- Written exercise -
Leaving out the pictures, retype the lines from the beginning of the listing through the line containing "import * as".

------ Given data

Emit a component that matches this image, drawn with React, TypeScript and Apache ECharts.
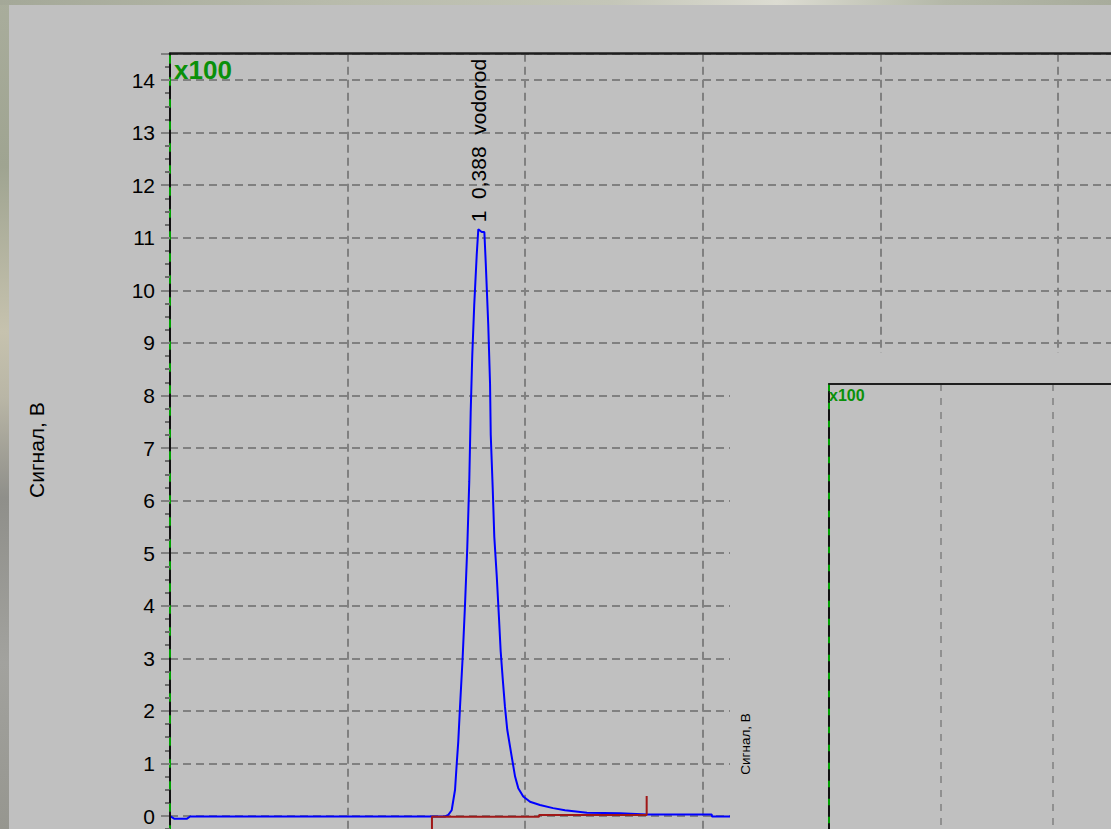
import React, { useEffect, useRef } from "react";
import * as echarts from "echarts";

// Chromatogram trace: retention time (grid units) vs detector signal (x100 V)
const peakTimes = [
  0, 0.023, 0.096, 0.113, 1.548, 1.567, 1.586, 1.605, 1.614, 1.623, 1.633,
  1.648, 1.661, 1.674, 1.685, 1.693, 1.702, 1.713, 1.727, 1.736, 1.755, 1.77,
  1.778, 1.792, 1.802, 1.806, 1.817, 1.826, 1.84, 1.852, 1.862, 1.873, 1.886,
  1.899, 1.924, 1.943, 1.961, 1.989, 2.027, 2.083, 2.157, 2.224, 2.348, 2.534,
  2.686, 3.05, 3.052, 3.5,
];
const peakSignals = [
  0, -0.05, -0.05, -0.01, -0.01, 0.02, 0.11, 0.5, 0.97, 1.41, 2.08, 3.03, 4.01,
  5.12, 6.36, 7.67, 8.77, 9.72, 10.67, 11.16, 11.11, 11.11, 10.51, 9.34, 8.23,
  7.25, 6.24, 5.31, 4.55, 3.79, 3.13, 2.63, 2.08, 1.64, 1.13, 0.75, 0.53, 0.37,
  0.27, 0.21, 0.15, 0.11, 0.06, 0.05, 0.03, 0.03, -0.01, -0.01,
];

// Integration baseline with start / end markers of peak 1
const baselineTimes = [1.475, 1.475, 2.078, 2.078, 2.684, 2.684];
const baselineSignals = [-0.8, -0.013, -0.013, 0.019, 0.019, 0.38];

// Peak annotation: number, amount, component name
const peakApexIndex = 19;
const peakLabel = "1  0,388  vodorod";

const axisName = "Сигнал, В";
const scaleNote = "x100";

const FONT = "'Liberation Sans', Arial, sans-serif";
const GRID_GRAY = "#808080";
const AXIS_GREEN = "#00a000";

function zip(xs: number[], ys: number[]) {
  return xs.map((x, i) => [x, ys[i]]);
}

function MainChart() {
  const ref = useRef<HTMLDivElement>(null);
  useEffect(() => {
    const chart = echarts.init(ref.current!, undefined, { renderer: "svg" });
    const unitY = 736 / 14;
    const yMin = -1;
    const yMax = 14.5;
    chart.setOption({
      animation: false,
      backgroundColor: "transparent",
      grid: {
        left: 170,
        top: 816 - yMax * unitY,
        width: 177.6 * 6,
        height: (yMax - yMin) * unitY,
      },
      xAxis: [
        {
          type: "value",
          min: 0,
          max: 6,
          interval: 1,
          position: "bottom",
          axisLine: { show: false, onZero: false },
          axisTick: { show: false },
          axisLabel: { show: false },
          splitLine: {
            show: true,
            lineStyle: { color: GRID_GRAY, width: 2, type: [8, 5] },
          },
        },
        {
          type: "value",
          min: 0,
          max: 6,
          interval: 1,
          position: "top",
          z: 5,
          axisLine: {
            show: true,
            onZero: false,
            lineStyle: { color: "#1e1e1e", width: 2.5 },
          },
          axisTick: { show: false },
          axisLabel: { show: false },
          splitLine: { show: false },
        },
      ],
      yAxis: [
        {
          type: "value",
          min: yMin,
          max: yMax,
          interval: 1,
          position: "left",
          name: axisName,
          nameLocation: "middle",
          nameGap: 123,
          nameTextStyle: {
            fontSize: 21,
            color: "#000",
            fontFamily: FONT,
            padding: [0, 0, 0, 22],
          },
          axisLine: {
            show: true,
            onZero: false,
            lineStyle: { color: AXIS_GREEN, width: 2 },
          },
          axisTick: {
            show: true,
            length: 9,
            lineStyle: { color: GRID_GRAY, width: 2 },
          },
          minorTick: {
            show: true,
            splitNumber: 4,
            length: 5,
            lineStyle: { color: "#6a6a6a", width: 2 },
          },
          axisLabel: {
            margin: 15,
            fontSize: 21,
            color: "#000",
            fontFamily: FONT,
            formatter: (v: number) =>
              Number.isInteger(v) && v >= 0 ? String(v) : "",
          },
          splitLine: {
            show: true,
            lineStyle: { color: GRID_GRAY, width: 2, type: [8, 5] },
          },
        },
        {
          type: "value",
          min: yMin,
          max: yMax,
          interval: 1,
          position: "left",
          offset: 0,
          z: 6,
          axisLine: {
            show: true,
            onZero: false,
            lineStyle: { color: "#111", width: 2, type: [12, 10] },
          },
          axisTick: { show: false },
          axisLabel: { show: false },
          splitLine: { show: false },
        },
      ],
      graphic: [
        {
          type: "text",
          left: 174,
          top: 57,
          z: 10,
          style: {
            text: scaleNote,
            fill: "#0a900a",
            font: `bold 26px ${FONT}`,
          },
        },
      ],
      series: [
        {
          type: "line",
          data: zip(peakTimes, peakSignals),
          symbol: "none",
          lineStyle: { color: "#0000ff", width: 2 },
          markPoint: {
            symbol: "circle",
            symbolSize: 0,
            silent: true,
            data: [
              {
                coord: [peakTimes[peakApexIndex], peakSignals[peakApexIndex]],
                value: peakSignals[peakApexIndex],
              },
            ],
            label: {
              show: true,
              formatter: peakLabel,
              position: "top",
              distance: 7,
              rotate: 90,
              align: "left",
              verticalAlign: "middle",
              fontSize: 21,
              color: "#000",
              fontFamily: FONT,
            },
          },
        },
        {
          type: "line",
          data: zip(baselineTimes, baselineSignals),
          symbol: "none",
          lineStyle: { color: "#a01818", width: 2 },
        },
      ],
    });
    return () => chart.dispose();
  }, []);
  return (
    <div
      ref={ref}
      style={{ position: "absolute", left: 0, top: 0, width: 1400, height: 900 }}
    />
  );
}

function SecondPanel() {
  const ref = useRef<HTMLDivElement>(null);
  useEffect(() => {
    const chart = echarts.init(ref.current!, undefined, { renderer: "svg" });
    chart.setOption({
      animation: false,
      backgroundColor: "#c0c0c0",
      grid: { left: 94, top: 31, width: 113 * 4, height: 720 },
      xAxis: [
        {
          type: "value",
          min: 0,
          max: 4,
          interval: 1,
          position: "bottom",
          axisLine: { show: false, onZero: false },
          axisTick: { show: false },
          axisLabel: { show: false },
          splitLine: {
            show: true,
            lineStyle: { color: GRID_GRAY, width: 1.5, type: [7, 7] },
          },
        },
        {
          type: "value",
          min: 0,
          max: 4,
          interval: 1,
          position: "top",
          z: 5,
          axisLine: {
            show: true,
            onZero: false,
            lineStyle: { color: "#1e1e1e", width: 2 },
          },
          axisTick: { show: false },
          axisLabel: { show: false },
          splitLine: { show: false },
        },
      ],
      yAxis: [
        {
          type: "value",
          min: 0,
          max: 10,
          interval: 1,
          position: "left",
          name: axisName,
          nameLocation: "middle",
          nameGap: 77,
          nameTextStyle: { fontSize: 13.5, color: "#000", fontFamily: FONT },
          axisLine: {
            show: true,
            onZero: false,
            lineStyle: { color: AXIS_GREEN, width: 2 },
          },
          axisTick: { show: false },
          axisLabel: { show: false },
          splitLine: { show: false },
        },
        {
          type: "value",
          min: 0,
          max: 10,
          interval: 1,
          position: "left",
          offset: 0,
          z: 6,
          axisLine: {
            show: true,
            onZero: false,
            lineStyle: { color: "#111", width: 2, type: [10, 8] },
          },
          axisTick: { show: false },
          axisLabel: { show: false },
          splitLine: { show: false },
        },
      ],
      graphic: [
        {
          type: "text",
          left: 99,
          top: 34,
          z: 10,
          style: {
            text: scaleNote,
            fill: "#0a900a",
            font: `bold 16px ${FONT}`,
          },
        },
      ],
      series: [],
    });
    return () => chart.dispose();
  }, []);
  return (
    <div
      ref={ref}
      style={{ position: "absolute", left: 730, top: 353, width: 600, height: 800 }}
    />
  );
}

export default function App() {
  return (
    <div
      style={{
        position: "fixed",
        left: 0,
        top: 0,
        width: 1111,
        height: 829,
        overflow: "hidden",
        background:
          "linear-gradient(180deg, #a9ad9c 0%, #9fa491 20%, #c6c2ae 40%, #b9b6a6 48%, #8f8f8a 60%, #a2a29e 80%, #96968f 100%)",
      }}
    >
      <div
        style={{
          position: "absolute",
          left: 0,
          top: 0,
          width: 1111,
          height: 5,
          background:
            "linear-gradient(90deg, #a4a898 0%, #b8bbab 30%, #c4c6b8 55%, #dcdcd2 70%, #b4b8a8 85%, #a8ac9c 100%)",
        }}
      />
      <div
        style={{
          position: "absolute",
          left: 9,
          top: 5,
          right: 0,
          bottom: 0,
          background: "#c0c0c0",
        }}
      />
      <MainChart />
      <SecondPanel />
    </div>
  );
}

------------

- Task output -
Emit a component that matches this image, drawn with React, TypeScript and Apache ECharts.
import React, { useEffect, useRef } from "react";
import * as echarts from "echarts";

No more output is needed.